User activity data is stored in latency-order to quickly identify latency in the system and by user to retrieve statistics for a particular client connection.

User activity data is stored in two main ways: Latency-ordered for quickly identifying the hot spots in the system and by user to retrieve statistics for a particular client connection.

To identify which users are currently experiencing highest average latencies on a given node, you can query these tables:
  • user_read_io_snapshot
  • user_write_io_snapshot

These tables record mean the read/write latencies and total read/write counts per-user on each node. They are ordered by their mean latency values, so you can quickly see which users are the experiencing the highest average latencies on a given node. Having identified the users experiencing the highest latency on a node, you can then can drill down to find the hot spots for those clients.

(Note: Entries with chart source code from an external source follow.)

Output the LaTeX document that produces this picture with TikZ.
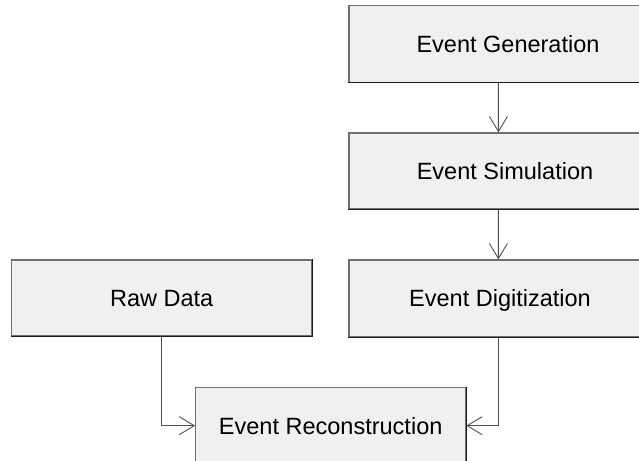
\documentclass[tikz,border=0pt]{standalone}
\usepackage{fontspec}
\setmainfont{Liberation Sans}
\usetikzlibrary{arrows.meta}
\definecolor{boxfill}{HTML}{F0F0F0}
\definecolor{boxline}{HTML}{707070}
\definecolor{boxdark}{HTML}{1A1A1A}
\definecolor{conn}{HTML}{505050}
\tikzset{
  pbox/.style={draw=boxline, fill=boxfill, line width=1.2bp, inner sep=0pt,
    font=\fontsize{23.6}{28}\selectfont, text height=16.9bp, text depth=0pt},
  shade edge/.style={draw=boxdark, line width=1.2bp},
  conarrow/.style={draw=conn, line width=1bp,
    -{Straight Barb[length=15bp,width=18bp,line width=0.9bp]}}
}
\begin{document}
\begin{tikzpicture}[x=1bp,y=-1bp]
\useasboundingbox (0,0) rectangle (639,461);
\clip (0,0) rectangle (639,461);
\fill[white] (0,0) rectangle (639,461);
\node[pbox, minimum width=318bp, minimum height=77bp] (gen) at (508,43.7) {Event Generation};
\node[pbox, minimum width=312bp, minimum height=76bp] (sim) at (505,171) {Event Simulation};
\node[pbox, minimum width=302bp, minimum height=77bp] (dig) at (500,298.5) {Event Digitization};
\node[pbox, minimum width=300bp, minimum height=76bp] (raw) at (161.7,298) {Raw Data};
\node[pbox, minimum width=270bp, minimum height=77bp] (rec) at (330.7,425.7) {Event Reconstruction};
\foreach \n in {gen,sim,dig,raw,rec}{
  \draw[shade edge] (\n.north east) -- (\n.south east) -- (\n.south west);
}
\draw[conarrow] ([xshift=150bp]gen.south west) -- ([xshift=150bp]sim.north west);
\draw[conarrow] ([xshift=150bp]sim.south west) -- ([xshift=150bp]dig.north west);
\draw[conarrow] (raw.south) |- (rec.west);
\draw[conarrow] ([xshift=150bp]dig.south west) |- (rec.east);
\end{tikzpicture}
\end{document}
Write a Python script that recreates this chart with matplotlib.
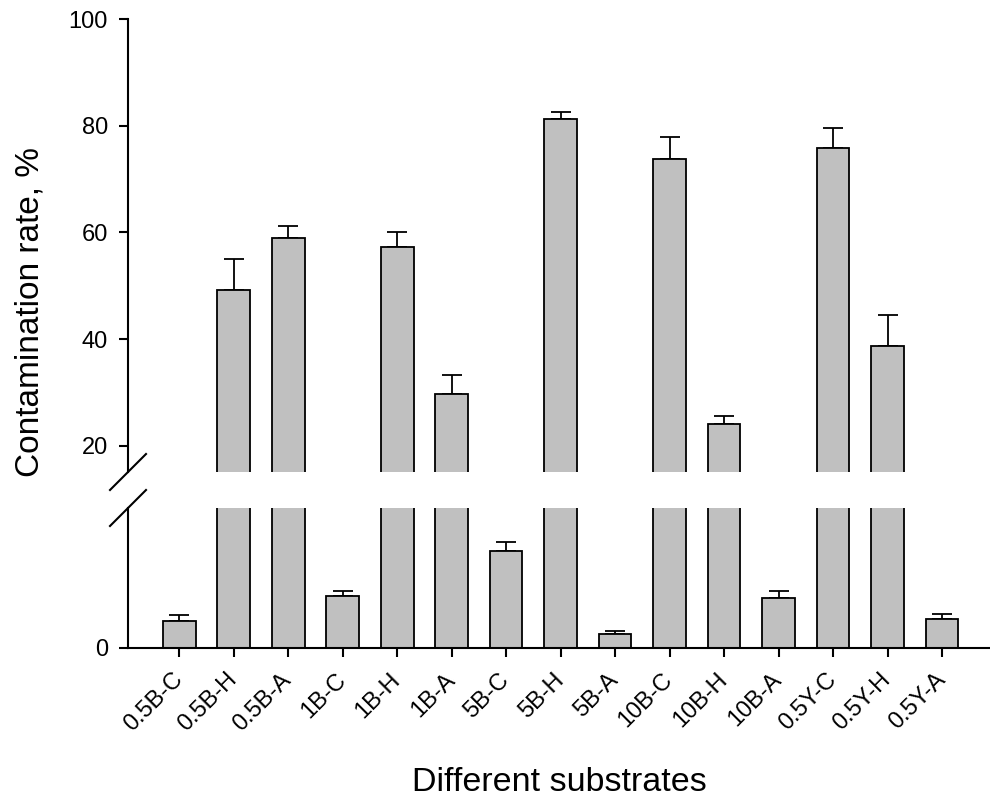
import matplotlib
matplotlib.use("Agg")
import matplotlib.pyplot as plt
import numpy as np

plt.rcParams['font.family'] = ['Liberation Sans', 'DejaVu Sans']

# 数据
substrates = ['0.5B-C', '0.5B-H', '0.5B-A', '1B-C', '1B-H', '1B-A',
              '5B-C', '5B-H', '5B-A', '10B-C', '10B-H', '10B-A',
              '0.5Y-C', '0.5Y-H', '0.5Y-A']
rate = [1.9, 49.2, 59.0, 3.7, 57.2, 29.8,
        6.9, 81.3, 1.0, 73.8, 24.1, 3.6,
        75.9, 38.8, 2.1]
rate_err = [0.45, 5.8, 2.2, 0.35, 2.8, 3.4,
            0.7, 1.3, 0.22, 4.0, 1.5, 0.5,
            3.7, 5.7, 0.3]
top_ticks = [20, 40, 60, 80, 100]
bottom_ticks = [0]

bar_color = '#c0c0c0'
lw = 1.5

fig = plt.figure(figsize=(9.9, 8.0), dpi=100)
ax_top = fig.add_axes([0.1293, 0.41, 0.8707, 0.56625])
ax_bot = fig.add_axes([0.1293, 0.19, 0.8707, 0.175])

x = np.arange(len(substrates))
yerr = [np.zeros(len(rate)), rate_err]

for ax in (ax_top, ax_bot):
    ax.bar(x, rate, width=0.6, color=bar_color, edgecolor='black', linewidth=1.3, zorder=2)
    ax.errorbar(x, rate, yerr=yerr, fmt='none', ecolor='black', elinewidth=1.3,
                capsize=7, capthick=1.3, zorder=1)
    ax.set_xlim(-0.94, 14.88)
    for s in ('top', 'right'):
        ax.spines[s].set_visible(False)
    ax.spines['left'].set_linewidth(lw)
    ax.tick_params(axis='y', direction='out', length=6.5, width=lw, labelsize=17, pad=8)

ax_top.set_ylim(15.1, 100)
ax_top.set_yticks(top_ticks)
ax_top.spines['bottom'].set_visible(False)
ax_top.set_xticks([])

ax_bot.set_ylim(0, 10)
ax_bot.set_yticks(bottom_ticks)
ax_bot.spines['bottom'].set_linewidth(lw)
ax_bot.set_xticks(x)
ax_bot.set_xticklabels(substrates, rotation=45, ha='right', va='center',
                       rotation_mode='anchor', fontsize=17)
ax_bot.tick_params(axis='x', direction='out', length=6.5, width=lw, pad=14)
ax_bot.set_xlabel('Different substrates', fontsize=24.5, labelpad=22)

fig.text(0.03, 0.61, 'Contamination rate, %', rotation=90, fontsize=24,
         ha='center', va='center')

# 断轴符号 (±18 像素)
dx, dy = 18 / 990, 18 / 800
for ax, yv in ((ax_top, 0.0), (ax_bot, 1.0)):
    bb = ax.get_position()
    x0 = bb.x0
    y0 = bb.y0 + yv * bb.height
    fig.add_artist(plt.Line2D([x0 - dx, x0 + dx], [y0 - dy, y0 + dy],
                              transform=fig.transFigure, color='black', lw=lw))

fig.savefig('out.png', dpi=100)
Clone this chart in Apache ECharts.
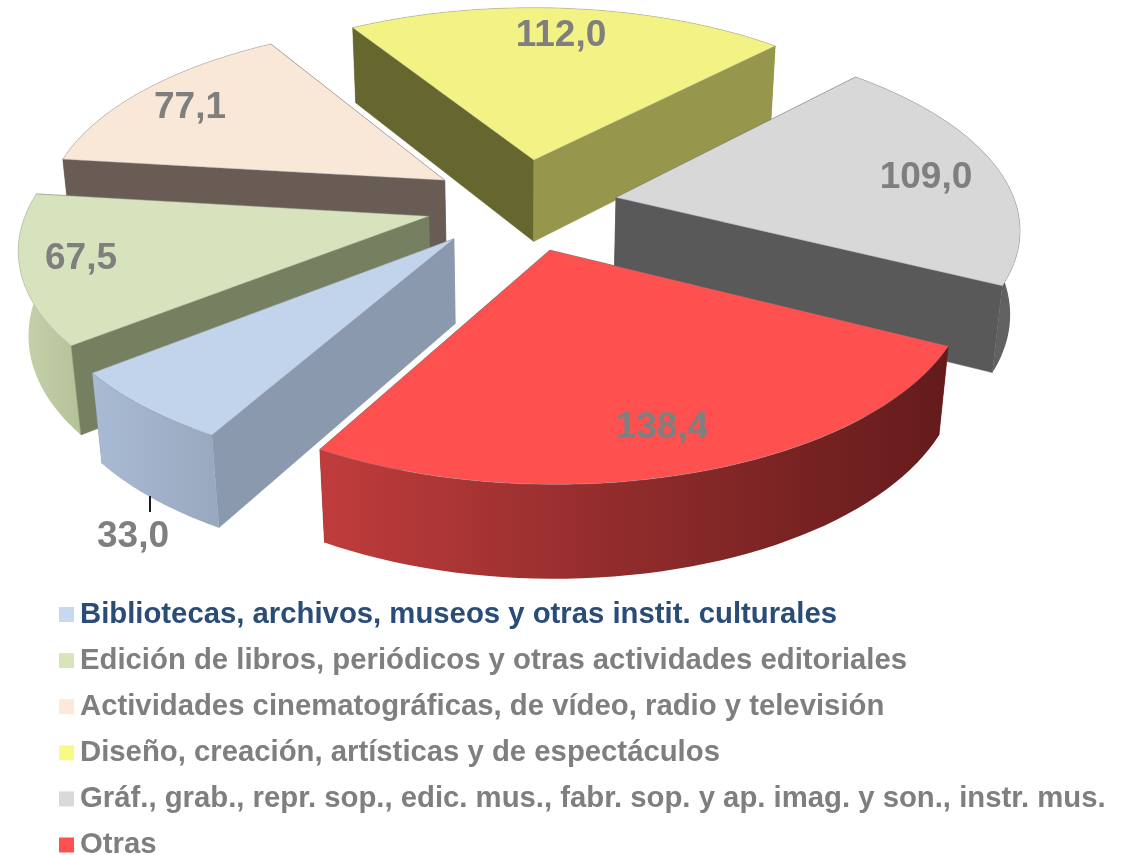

To do this, query the user_object_read_io_snapshot and user_object_write_io_snapshot tables. These tables store mean read/write latency and total read/write count by table for the specified user. They are ordered according to the mean latency values, and therefore able to quickly show for a given user which tables are contributing most to the experienced latencies.

The data in these tables is refreshed periodically (by default every 10 seconds), so querying them always provides an up-to-date view of the data objects with the highest mean latencies on a given node. Because this is time-sensitive data, if a user performs no activity for a period, no data is recorded for them in these tables.

The user_object_io table also reports per-node user activity broken down by keyspace/table and retains it over a longer period (4 hours by default). This allows the Performance Service to query by node and user to see latency metrics from all tables or restricted to a single keyspace or table. The data in this table is updated periodically (again every 10 seconds by default).

The user_io table reports aggregate latency metrics for users on a single node. Using this table, you can query by node and user to see high-level latency statistics across all keyspaces.